— Start of Source excerpt —
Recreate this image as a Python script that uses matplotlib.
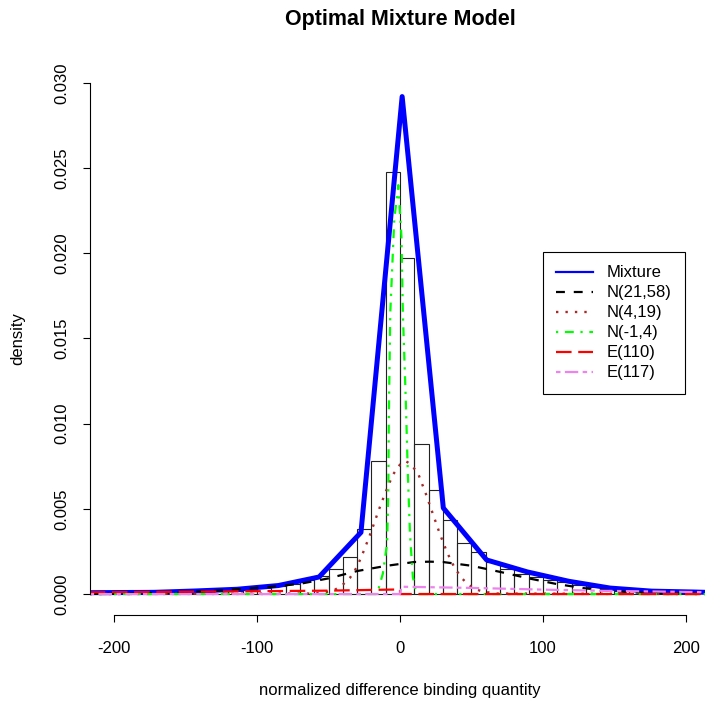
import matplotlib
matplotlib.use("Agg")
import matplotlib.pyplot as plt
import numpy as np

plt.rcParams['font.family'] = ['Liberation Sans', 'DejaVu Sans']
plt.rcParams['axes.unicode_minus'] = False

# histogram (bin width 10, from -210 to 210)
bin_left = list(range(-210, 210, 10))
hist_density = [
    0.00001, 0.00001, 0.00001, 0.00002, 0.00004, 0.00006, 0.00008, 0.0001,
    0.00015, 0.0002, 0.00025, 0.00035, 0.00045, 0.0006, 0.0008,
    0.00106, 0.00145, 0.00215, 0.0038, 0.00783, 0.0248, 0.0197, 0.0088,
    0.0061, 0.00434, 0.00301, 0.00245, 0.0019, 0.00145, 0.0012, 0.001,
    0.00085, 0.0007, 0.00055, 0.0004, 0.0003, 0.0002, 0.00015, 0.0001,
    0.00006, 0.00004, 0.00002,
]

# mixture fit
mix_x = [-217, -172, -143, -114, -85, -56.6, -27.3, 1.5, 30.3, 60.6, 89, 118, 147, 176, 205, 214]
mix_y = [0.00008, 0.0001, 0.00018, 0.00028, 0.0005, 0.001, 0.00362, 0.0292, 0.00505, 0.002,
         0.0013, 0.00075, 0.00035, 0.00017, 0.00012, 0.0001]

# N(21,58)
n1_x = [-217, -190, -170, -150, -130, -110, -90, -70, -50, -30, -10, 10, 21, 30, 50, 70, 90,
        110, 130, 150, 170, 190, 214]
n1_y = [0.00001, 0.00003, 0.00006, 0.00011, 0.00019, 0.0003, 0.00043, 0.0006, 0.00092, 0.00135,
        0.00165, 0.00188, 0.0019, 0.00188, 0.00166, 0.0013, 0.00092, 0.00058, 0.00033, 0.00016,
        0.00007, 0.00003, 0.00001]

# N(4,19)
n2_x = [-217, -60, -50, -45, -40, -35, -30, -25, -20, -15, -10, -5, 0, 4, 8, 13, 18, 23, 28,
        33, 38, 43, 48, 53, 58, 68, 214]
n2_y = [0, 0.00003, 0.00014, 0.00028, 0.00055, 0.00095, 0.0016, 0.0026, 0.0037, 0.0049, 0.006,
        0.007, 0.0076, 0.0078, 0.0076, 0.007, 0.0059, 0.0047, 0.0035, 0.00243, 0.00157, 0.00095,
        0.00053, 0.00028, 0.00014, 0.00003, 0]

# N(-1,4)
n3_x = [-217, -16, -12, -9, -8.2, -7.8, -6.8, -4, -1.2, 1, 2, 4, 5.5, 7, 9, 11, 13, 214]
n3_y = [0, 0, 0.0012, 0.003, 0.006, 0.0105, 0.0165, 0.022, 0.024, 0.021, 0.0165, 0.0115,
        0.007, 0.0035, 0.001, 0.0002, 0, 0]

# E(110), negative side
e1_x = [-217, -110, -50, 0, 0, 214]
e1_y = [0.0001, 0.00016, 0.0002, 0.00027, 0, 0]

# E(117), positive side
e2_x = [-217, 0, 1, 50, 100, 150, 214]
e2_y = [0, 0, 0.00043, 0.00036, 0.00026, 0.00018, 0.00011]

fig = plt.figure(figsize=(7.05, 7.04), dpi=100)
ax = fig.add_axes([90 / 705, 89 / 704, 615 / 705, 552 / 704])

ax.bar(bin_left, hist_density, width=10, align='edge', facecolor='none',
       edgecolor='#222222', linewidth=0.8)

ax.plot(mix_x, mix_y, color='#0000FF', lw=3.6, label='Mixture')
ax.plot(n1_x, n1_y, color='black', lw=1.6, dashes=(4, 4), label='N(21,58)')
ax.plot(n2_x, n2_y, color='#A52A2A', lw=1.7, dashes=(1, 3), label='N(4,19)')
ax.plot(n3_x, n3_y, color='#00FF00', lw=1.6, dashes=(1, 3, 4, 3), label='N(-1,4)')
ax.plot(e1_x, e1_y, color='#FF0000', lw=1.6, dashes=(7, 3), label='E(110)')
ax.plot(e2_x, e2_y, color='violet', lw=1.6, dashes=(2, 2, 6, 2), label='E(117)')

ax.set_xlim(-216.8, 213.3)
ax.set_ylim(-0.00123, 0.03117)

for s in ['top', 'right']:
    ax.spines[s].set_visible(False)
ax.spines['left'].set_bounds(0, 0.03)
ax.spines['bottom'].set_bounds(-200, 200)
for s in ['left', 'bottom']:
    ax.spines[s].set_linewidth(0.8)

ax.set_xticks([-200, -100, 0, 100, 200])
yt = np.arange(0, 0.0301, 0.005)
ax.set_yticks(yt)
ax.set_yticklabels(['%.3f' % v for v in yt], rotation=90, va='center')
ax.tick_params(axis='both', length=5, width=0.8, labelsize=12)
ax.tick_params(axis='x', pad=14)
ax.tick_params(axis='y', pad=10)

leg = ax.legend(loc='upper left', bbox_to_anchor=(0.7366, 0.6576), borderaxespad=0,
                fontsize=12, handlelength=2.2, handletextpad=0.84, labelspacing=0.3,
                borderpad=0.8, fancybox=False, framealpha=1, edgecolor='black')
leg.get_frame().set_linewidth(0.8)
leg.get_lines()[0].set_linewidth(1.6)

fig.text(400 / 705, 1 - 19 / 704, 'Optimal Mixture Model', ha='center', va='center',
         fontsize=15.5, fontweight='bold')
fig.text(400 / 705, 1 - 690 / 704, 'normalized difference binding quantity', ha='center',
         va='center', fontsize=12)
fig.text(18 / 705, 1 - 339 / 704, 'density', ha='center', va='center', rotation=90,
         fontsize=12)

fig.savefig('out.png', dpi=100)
— End of Source excerpt —
__Task instructions__.
Starting at the first line of the material, output exactly the lines up to and including the one with "0.00007, 0.00003, 0.00001]". Do not include the pictures.

__Result__.
Recreate this image as a Python script that uses matplotlib.
import matplotlib
matplotlib.use("Agg")
import matplotlib.pyplot as plt
import numpy as np

plt.rcParams['font.family'] = ['Liberation Sans', 'DejaVu Sans']
plt.rcParams['axes.unicode_minus'] = False

# histogram (bin width 10, from -210 to 210)
bin_left = list(range(-210, 210, 10))
hist_density = [
    0.00001, 0.00001, 0.00001, 0.00002, 0.00004, 0.00006, 0.00008, 0.0001,
    0.00015, 0.0002, 0.00025, 0.00035, 0.00045, 0.0006, 0.0008,
    0.00106, 0.00145, 0.00215, 0.0038, 0.00783, 0.0248, 0.0197, 0.0088,
    0.0061, 0.00434, 0.00301, 0.00245, 0.0019, 0.00145, 0.0012, 0.001,
    0.00085, 0.0007, 0.00055, 0.0004, 0.0003, 0.0002, 0.00015, 0.0001,
    0.00006, 0.00004, 0.00002,
]

# mixture fit
mix_x = [-217, -172, -143, -114, -85, -56.6, -27.3, 1.5, 30.3, 60.6, 89, 118, 147, 176, 205, 214]
mix_y = [0.00008, 0.0001, 0.00018, 0.00028, 0.0005, 0.001, 0.00362, 0.0292, 0.00505, 0.002,
         0.0013, 0.00075, 0.00035, 0.00017, 0.00012, 0.0001]

# N(21,58)
n1_x = [-217, -190, -170, -150, -130, -110, -90, -70, -50, -30, -10, 10, 21, 30, 50, 70, 90,
        110, 130, 150, 170, 190, 214]
n1_y = [0.00001, 0.00003, 0.00006, 0.00011, 0.00019, 0.0003, 0.00043, 0.0006, 0.00092, 0.00135,
        0.00165, 0.00188, 0.0019, 0.00188, 0.00166, 0.0013, 0.00092, 0.00058, 0.00033, 0.00016,
        0.00007, 0.00003, 0.00001]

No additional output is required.